Wednesday, November 30, 2011

Konsep Merek Neolib

Masih ingatkah Anda, paham ekonomi apa yang dituduhkan dianut pasangan SBY-Budiono, oleh lawan-lawan politiknya pada Pemilihan Presiden 2009 lalu? Jawabannya adalah neoliberal. Neolib merupakan paham yang mengacu pada filosofi ekonomi politik akhir abad ke-20-an yang merupakan tindak lanjut dari liberalisme klasik.

Neoliberalisme lebih mengarah pada ekonomi pasar dan perdagangan bebas sehingga kecenderungannya yang kuatlah yang akan memenangkan persaingan. Paham ini juga meniadakan hambatan perdagangan internasional dan investasi sehingga semua negara lebih mudah untuk memasarkan produknya ke negara lain. Dan, sepertinya memang benar, Indonesia sekarang berada di naungan paham ekonomi neolib.

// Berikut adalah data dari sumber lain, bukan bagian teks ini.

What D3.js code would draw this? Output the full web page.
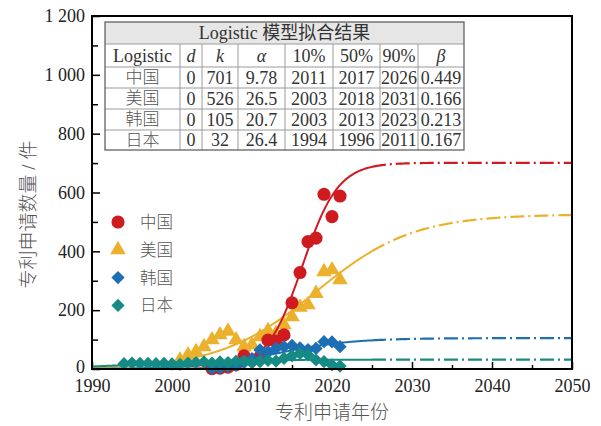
<!DOCTYPE html>
<html>
<head>
<meta charset="utf-8">
<script src="https://cdn.jsdelivr.net/npm/d3@7"></script>
<style>
  body { margin: 0; background: #fff; }
  svg text { font-family: "Liberation Serif", "Noto Sans CJK SC", serif; }
  .cjk { font-family: "Liberation Serif", "Noto Sans CJK SC", sans-serif; font-weight: 300; fill: #555; }
</style>
</head>
<body>
<script>
// observed patent counts per year
const cnYears = d3.range(2005, 2022);
const cnValues = [1, 3, 6, 15, 45, 30, 42, 98, 95, 116, 225, 328, 433, 445, 594, 518, 588];
const usYears = d3.range(2001, 2022);
const usValues = [31, 48, 59, 76, 99, 116, 128, 99, 76, 82, 110, 130, 121, 150, 178, 210, 218, 257, 331, 337, 303];
const krYears = d3.range(2005, 2022);
const krValues = [2, 4, 8, 12, 22, 35, 65, 58, 70, 76, 80, 72, 66, 70, 93, 92, 76];
const jpYears = d3.range(1994, 2022);
const jpValues = [18, 20, 19, 19, 18, 19, 17, 16, 20, 22, 24, 20, 24, 22, 26, 27, 22, 25, 29, 27, 36, 45, 53, 48, 31, 25, 14, 10];

// logistic fit table
const countries = ["中国", "美国", "韩国", "日本"];
const fitD = [0, 0, 0, 0];
const fitK = [701, 526, 105, 32];
const fitAlpha = ["9.78", "26.5", "20.7", "26.4"];
const fit10 = [2011, 2003, 2003, 1994];
const fit50 = [2017, 2018, 2013, 1996];
const fit90 = [2026, 2031, 2023, 2011];
const fitBeta = [0.449, 0.166, 0.213, 0.167];
const curveMid = [2016.3, 2018, 2013, 1996];
const tableHead = ["Logistic", "d", "k", "α", "10%", "50%", "90%", "β"];

const xTicks = [1990, 2000, 2010, 2020, 2030, 2040, 2050];
const yTicks = [0, 200, 400, 600, 800, 1000, 1200];

const colors = ["#cf1b1f", "#ebb12d", "#1c6fb2", "#168b85"];
const solidUntil = 2025;

const width = 601, height = 426;
const plotL = 92, plotR = 572, plotT = 16, plotB = 369;

const svg = d3.select("body").append("svg")
    .attr("width", width)
    .attr("height", height);

const x = d3.scaleLinear().domain([1990, 2050]).range([plotL, plotR]);
const y = d3.scaleLinear().domain([0, 1200]).range([plotB, plotT]);

const fmt = (v) => d3.format(",")(v).replace(",", " ");

// axes
svg.append("g")
    .attr("transform", `translate(0,${plotB})`)
    .call(d3.axisBottom(x).tickValues(xTicks).tickFormat(d3.format("d"))
        .tickSizeInner(-7).tickSizeOuter(0).tickPadding(10));
svg.append("g")
    .attr("transform", `translate(0,${plotB})`)
    .call(d3.axisBottom(x).tickValues(d3.range(1995, 2050, 10)).tickFormat("")
        .tickSizeInner(-4).tickSizeOuter(0));
svg.append("g")
    .attr("transform", `translate(${plotL},0)`)
    .call(d3.axisLeft(y).tickValues(yTicks).tickFormat(fmt)
        .tickSizeInner(-8).tickSizeOuter(0).tickPadding(7));
svg.append("g")
    .attr("transform", `translate(${plotL},0)`)
    .call(d3.axisLeft(y).tickValues(d3.range(100, 1200, 200)).tickFormat("")
        .tickSizeInner(-6).tickSizeOuter(0));

svg.selectAll(".domain").remove();
svg.selectAll(".tick line").attr("stroke", "#000").attr("stroke-width", 1.5);
svg.selectAll(".tick text").attr("font-size", 18).attr("fill", "#222");
// lift the "0" a touch so it clears the 1990 label
svg.selectAll(".tick text").filter(d => d === 0).attr("dy", "0.22em");

// data series
const series = [
    { years: usYears, values: usValues, idx: 1, shape: "tri" },
    { years: cnYears, values: cnValues, idx: 0, shape: "circle" },
    { years: krYears, values: krValues, idx: 2, shape: "diamond" },
    { years: jpYears, values: jpValues, idx: 3, shape: "diamond" }
];

const symbolFor = (shape) => {
    if (shape === "tri") return d3.symbol(d3.symbolTriangle, 105)();
    if (shape === "circle") return d3.symbol(d3.symbolCircle, 135)();
    return d3.symbol(d3.symbolSquare, 88)();
};

const logistic = (i, t) => fitD[i] + fitK[i] / (1 + Math.exp(-fitBeta[i] * (t - curveMid[i])));

const line = d3.line().x(d => x(d[0])).y(d => y(d[1]));

series.forEach(s => {
    const pts = s.years.map((yr, j) => [yr, s.values[j]]);
    svg.append("g").selectAll("path")
        .data(pts)
        .enter()
        .append("path")
        .attr("d", symbolFor(s.shape))
        .attr("transform", d => `translate(${x(d[0])},${y(d[1])})` + (s.shape === "diamond" ? " rotate(45)" : ""))
        .attr("fill", colors[s.idx]);

    const solid = d3.range(1990, solidUntil + 0.01, 0.1).map(t => [t, logistic(s.idx, t)]);
    const dashed = d3.range(solidUntil, 2050.01, 0.1).map(t => [t, logistic(s.idx, t)]);
    svg.append("path")
        .attr("d", line(solid))
        .attr("fill", "none")
        .attr("stroke", colors[s.idx])
        .attr("stroke-width", 2);
    svg.append("path")
        .attr("d", line(dashed))
        .attr("fill", "none")
        .attr("stroke", colors[s.idx])
        .attr("stroke-width", 2.2)
        .attr("stroke-dasharray", "14,4,2,4");
});

// frame
svg.append("rect")
    .attr("x", plotL).attr("y", plotT)
    .attr("width", plotR - plotL).attr("height", plotB - plotT)
    .attr("fill", "none").attr("stroke", "#000").attr("stroke-width", 2);

// axis titles
svg.append("text")
    .attr("class", "cjk")
    .attr("x", (plotL + plotR) / 2)
    .attr("y", 419)
    .attr("text-anchor", "middle")
    .attr("font-size", 19)
    .text("专利申请年份");
svg.append("text")
    .attr("class", "cjk")
    .attr("transform", `translate(35,${(plotT + plotB) / 2 + 22}) rotate(-90)`)
    .attr("text-anchor", "middle")
    .attr("font-size", 19)
    .text("专利申请数量 / 件");

// legend
const legendShapes = ["circle", "tri", "diamond", "diamond"];
const legend = svg.append("g");
countries.forEach((name, i) => {
    const ly = 222 + i * 27.8;
    legend.append("path")
        .attr("d", symbolFor(legendShapes[i]))
        .attr("transform", `translate(118,${ly})` + (legendShapes[i] === "diamond" ? " rotate(45)" : ""))
        .attr("fill", colors[i]);
    legend.append("text")
        .attr("class", "cjk")
        .attr("x", 140)
        .attr("y", ly)
        .attr("dy", "0.36em")
        .attr("font-size", 16.5)
        .text(name);
});

// fit table
const colEdges = [105, 180, 202, 238, 285, 333, 380, 418, 464];
const rowEdges = [22, 44, 67, 88, 109, 130, 150];
const table = svg.append("g");
table.append("rect")
    .attr("x", colEdges[0]).attr("y", rowEdges[0])
    .attr("width", colEdges[8] - colEdges[0]).attr("height", rowEdges[1] - rowEdges[0])
    .attr("fill", "#e6e6e6");
table.append("rect")
    .attr("x", colEdges[0]).attr("y", rowEdges[1])
    .attr("width", colEdges[8] - colEdges[0]).attr("height", rowEdges[6] - rowEdges[1])
    .attr("fill", "#fff");
rowEdges.slice(1, 6).forEach(ry => {
    table.append("line")
        .attr("x1", colEdges[0]).attr("x2", colEdges[8])
        .attr("y1", ry).attr("y2", ry)
        .attr("stroke", "#9a9a9a").attr("stroke-width", 1);
});
colEdges.slice(1, 8).forEach(cx => {
    table.append("line")
        .attr("x1", cx).attr("x2", cx)
        .attr("y1", rowEdges[1]).attr("y2", rowEdges[6])
        .attr("stroke", "#9a9a9a").attr("stroke-width", 1);
});
table.append("rect")
    .attr("x", colEdges[0]).attr("y", rowEdges[0])
    .attr("width", colEdges[8] - colEdges[0]).attr("height", rowEdges[6] - rowEdges[0])
    .attr("fill", "none").attr("stroke", "#555").attr("stroke-width", 1.2);

table.append("text")
    .attr("x", (colEdges[0] + colEdges[8]) / 2)
    .attr("y", (rowEdges[0] + rowEdges[1]) / 2)
    .attr("dy", "0.35em")
    .attr("text-anchor", "middle")
    .attr("font-size", 18)
    .attr("fill", "#333")
    .text("Logistic 模型拟合结果");

const cellText = (col, row, txt, opts = {}) => {
    const t = table.append("text")
        .attr("x", (colEdges[col] + colEdges[col + 1]) / 2)
        .attr("y", (rowEdges[row] + rowEdges[row + 1]) / 2)
        .attr("dy", "0.35em")
        .attr("text-anchor", "middle")
        .attr("font-size", 18)
        .attr("fill", "#333")
        .text(txt);
    if (opts.italic) t.attr("font-style", "italic");
    if (opts.cjk) t.attr("class", "cjk").attr("font-size", 17);
};

tableHead.forEach((h, c) => {
    cellText(c, 1, h, { italic: ["d", "k", "α", "β"].includes(h) });
});
countries.forEach((name, r) => {
    const vals = [fitD[r], fitK[r], fitAlpha[r], fit10[r], fit50[r], fit90[r], d3.format(".3f")(fitBeta[r])];
    cellText(0, r + 2, name, { cjk: true });
    vals.forEach((v, c) => cellText(c + 1, r + 2, v));
});
</script>
</body>
</html>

Besarnya jumlah penduduk di Tanah Air menjadi barang dagangan yang lalu dimanfaatkan oleh negara lain sebagai pasar produk-produk mereka. Sayangnya, kita sekadar menjadi pasar, bukan pemasar. Jadi, kita cuma bisa membeli barang-barang mereka di negara kita tanpa mampu memasarkan produk ke tanah mereka secara seimbang.

Pasar Indonesia saat ini banyak dikuasai oleh penganut konsep merek neolib, merek yang mampu mendikte pasar, sehingga konsumen takluk hatinya. Konsumen menjadi sangat percaya kepada mereka dan bersedia membayar lebih mahal, sehingga merek neolib tersebut bisa memperoleh laba tinggi tanpa saingan untuk jangka waktu yang lama. Laba mereka supernormal dan membuat mereka mudah menindas pesaing dan mengeksploitasi pikiran konsumen, dan jarang mau melakukan investasi sosial.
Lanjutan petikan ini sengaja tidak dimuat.